Oculan also has added support via the Simple Network Management Protocol (SNMP) for Linux, Novell and IBM's iSeries. Both the Microsoft and non-Microsoft platforms are managed through one interface.

"The biggest addition is the non-Microsoft awareness," says Jim Lyon, IT analyst for Integrits, a service provider in San Diego. "Now we can go and detect non-Microsoft workstations and collect true SNMP traps from the enterprise."

Lyon says he researched management tools from Microsoft, namely Microsoft Operations Manager (MOM) and System Management Server, but that they were too costly for his smaller company. Also, those tools don't support non-Microsoft platforms. Oculan says its appliance is targeted at managing 1,000 seats or fewer.

Microsoft recognizes that need and earlier this year announced MOM Express, which is aimed at smaller customers with less-sophisticated management needs.

"Microsoft is taking the message out there that users need management, but they've missed ease of use, ease of deployment," says Shane O'Donnell, CTO and vice president for Oculan.

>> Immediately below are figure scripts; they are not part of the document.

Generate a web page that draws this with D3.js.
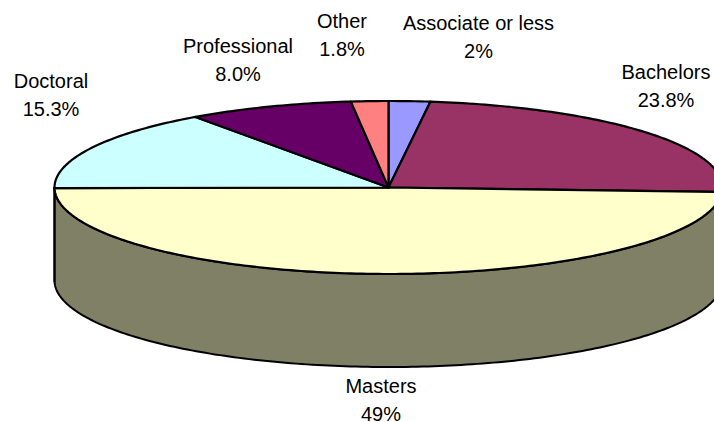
<!DOCTYPE html>
<html>
<head>
<meta charset="utf-8">
<script src="https://cdn.jsdelivr.net/npm/d3@7"></script>
<style>
  html, body { margin: 0; padding: 0; background: #fff; overflow: hidden; }
  svg { display: block; }
  text { font-family: "Liberation Sans", Arial, sans-serif; font-size: 20px; fill: #000; }
</style>
</head>
<body>
<svg id="chart" width="714" height="422"></svg>
<script>
const categories = ["Associate or less", "Bachelors", "Masters", "Doctoral", "Professional", "Other"];
const shares = [2, 23.8, 49, 15.3, 8.0, 1.8];
const shareLabels = ["2%", "23.8%", "49%", "15.3%", "8.0%", "1.8%"];
const topColors = ["#9999ff", "#993366", "#ffffcc", "#ccffff", "#660066", "#ff8080"];
const sideColors = ["#4d4d80", "#4d1a33", "#808066", "#668080", "#330033", "#804040"];

// layout of the tilted pie
const cx = 388.5, cy = 187.5, rx = 334, ry = 86.5, depth = 93;
const labelX = [478.5, 666, 381, 51, 238, 342];
const labelY = [30, 79, 393, 88, 53, 28];
const lineGap = 28;

const svg = d3.select("#chart");

// project pie angle (0 = 12 o'clock, clockwise) onto the ellipse
const px = d3.scaleLinear().domain([-1, 1]).range([cx - rx, cx + rx]);
const py = d3.scaleLinear().domain([-1, 1]).range([cy - ry, cy + ry]);
const rim = a => [px(Math.sin(a)), py(-Math.cos(a))];

const pie = d3.pie().sort(null).value(d => d).startAngle(0).endAngle(2 * Math.PI);
const arcs = pie(shares);
const line = d3.line();

function sweep(a0, a1) {
  const n = Math.max(2, Math.ceil((a1 - a0) * 60));
  return d3.range(n + 1).map(i => rim(a0 + (a1 - a0) * i / n));
}

// side wall, only the front half of the rim can be seen
arcs.forEach((d, i) => {
  const a0 = Math.max(d.startAngle, Math.PI / 2);
  const a1 = Math.min(d.endAngle, 3 * Math.PI / 2);
  if (a1 <= a0) return;
  const upper = sweep(a0, a1);
  const lower = upper.map(p => [p[0], p[1] + depth]).reverse();
  svg.append("path")
    .attr("d", line(upper.concat(lower)) + "Z")
    .attr("fill", sideColors[i])
    .attr("stroke", "#000")
    .attr("stroke-width", 2)
    .attr("stroke-linejoin", "round");
});

// top face
svg.selectAll("path.slice")
  .data(arcs)
  .enter()
  .append("path")
  .attr("class", "slice")
  .attr("d", d => line([[cx, cy]].concat(sweep(d.startAngle, d.endAngle))) + "Z")
  .attr("fill", (d, i) => topColors[i])
  .attr("stroke", "#000")
  .attr("stroke-width", 2.2)
  .attr("stroke-linejoin", "round");

// labels
categories.forEach((c, i) => {
  const t = svg.append("text").attr("text-anchor", "middle");
  t.append("tspan").attr("x", labelX[i]).attr("y", labelY[i]).text(c);
  t.append("tspan").attr("x", labelX[i]).attr("y", labelY[i] + lineGap).text(shareLabels[i]);
});
</script>
</body>
</html>
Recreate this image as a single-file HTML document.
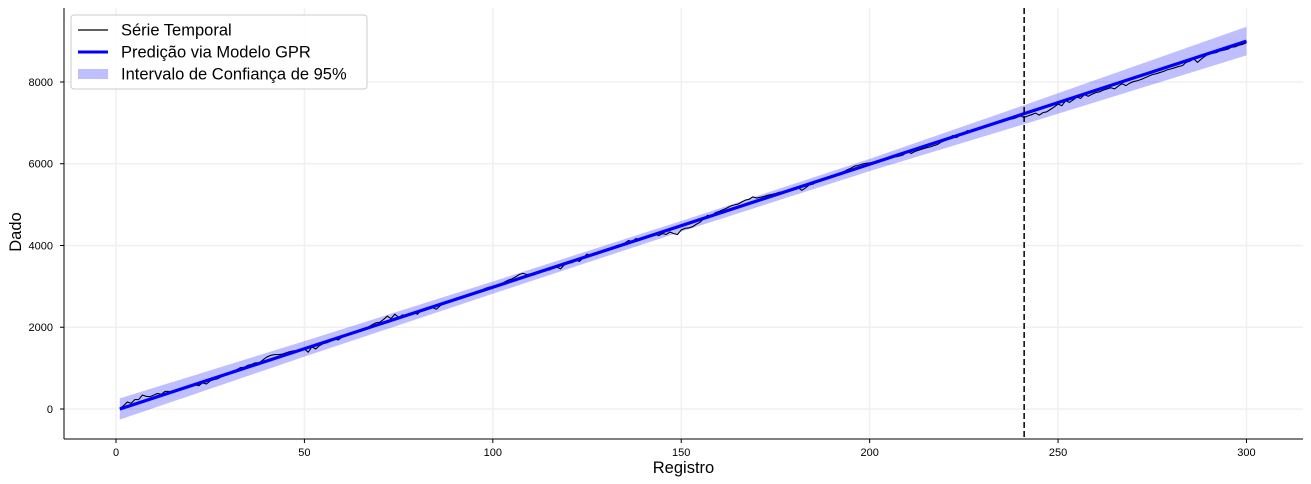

The Oculan 100 and 250 are plug-and-play appliances that combine network, systems and desktop management with intrusion detection, vulnerability assessment, asset management and bandwidth analysis. The appliance also supplies network performance reports along with notifications and alerts of suspect events.

For example, the appliance reports on such issues as user connections, wait times and hit ratios for SQL Server. In Active Directory, the Oculan appliance shows performance matrix such as total queries and responses per second and state information on replication and DNS services. For Exchange, users can get information such as messages sent and received per minute, queue sizes and average delivery time.

Two new features, an Executive View and a Network Report Card, provide data on network security and performance.

Oculan supports the additional Microsoft platforms using Microsoft's Windows Management Instrumentation, an API that lets systems and network devices be configured and managed.

The Oculan 100 costs about $5,000 and supports up to 10 servers, 10 infrastructure devices and 100 desktops. The 250 costs about $10,000 and supports up to 25 servers, 25 infrastructure devices and 250 desktops.